- [Goal]:
Leaving out the pictures, retype the lines from the beginning of the listing through the line containing "300], [106.5, 48.5]];".

- [Source excerpt]:
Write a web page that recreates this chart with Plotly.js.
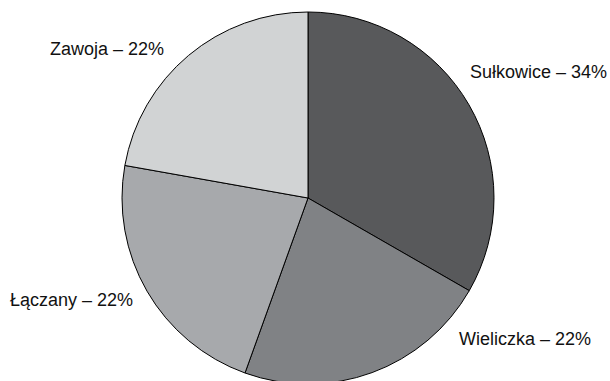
<!DOCTYPE html>
<html>
<head>
<meta charset="utf-8">
<script src="https://cdn.plot.ly/plotly-3.0.1.min.js"></script>
<style>
html, body { margin: 0; padding: 0; overflow: hidden; background: #ffffff; }
#chart { width: 610px; height: 384px; }
</style>
</head>
<body>
<div id="chart"></div>
<script>
const categories = ["Sułkowice", "Wieliczka", "Łączany", "Zawoja"];
// printed percentages (label text)
const percentLabels = ["34%", "22%", "22%", "22%"];
// slice sizes as drawn in the picture (angles)
const values = [33.3, 22.2, 22.3, 22.2];
const colors = ["#58595b", "#808285", "#a7a9ac", "#d1d3d4"];

const W = 610, H = 384;
// label centres in pixels (layout only)
const labelPos = [[538, 72], [524.5, 338.5], [71, 300], [106.5, 48.5]];

const annotations = categories.map((c, i) => ({
  text: c + " – " + percentLabels[i],
  xref: "paper", yref: "paper",
  x: labelPos[i][0] / W, y: (H - labelPos[i][1]) / H,
  xanchor: "center", yanchor: "middle",
  showarrow: false,
  font: { family: "Liberation Sans, Arial, sans-serif", size: 18, color: "#111111" }
}));

const trace = {
  type: "pie",
  labels: categories,
  values: values,
  sort: false,
  direction: "clockwise",
  rotation: 0,
  marker: { colors: colors, line: { color: "#000000", width: 1 } },
  textinfo: "none",
  hoverinfo: "label",
  domain: { x: [122 / W, 494 / W], y: [0, 372 / H] },
  showlegend: false
};

Plotly.newPlot("chart", [trace], {
  width: W, height: H,
  margin: { l: 0, r: 0, t: 0, b: 0 },
  paper_bgcolor: "#ffffff",
  plot_bgcolor: "#ffffff",
  showlegend: false,
  annotations: annotations
}, { staticPlot: true });
</script>
</body>
</html>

- [Response to the exercise]:
Write a web page that recreates this chart with Plotly.js.
<!DOCTYPE html>
<html>
<head>
<meta charset="utf-8">
<script src="https://cdn.plot.ly/plotly-3.0.1.min.js"></script>
<style>
html, body { margin: 0; padding: 0; overflow: hidden; background: #ffffff; }
#chart { width: 610px; height: 384px; }
</style>
</head>
<body>
<div id="chart"></div>
<script>
const categories = ["Sułkowice", "Wieliczka", "Łączany", "Zawoja"];
// printed percentages (label text)
const percentLabels = ["34%", "22%", "22%", "22%"];
// slice sizes as drawn in the picture (angles)
const values = [33.3, 22.2, 22.3, 22.2];
const colors = ["#58595b", "#808285", "#a7a9ac", "#d1d3d4"];

const W = 610, H = 384;
// label centres in pixels (layout only)
const labelPos = [[538, 72], [524.5, 338.5], [71, 300], [106.5, 48.5]];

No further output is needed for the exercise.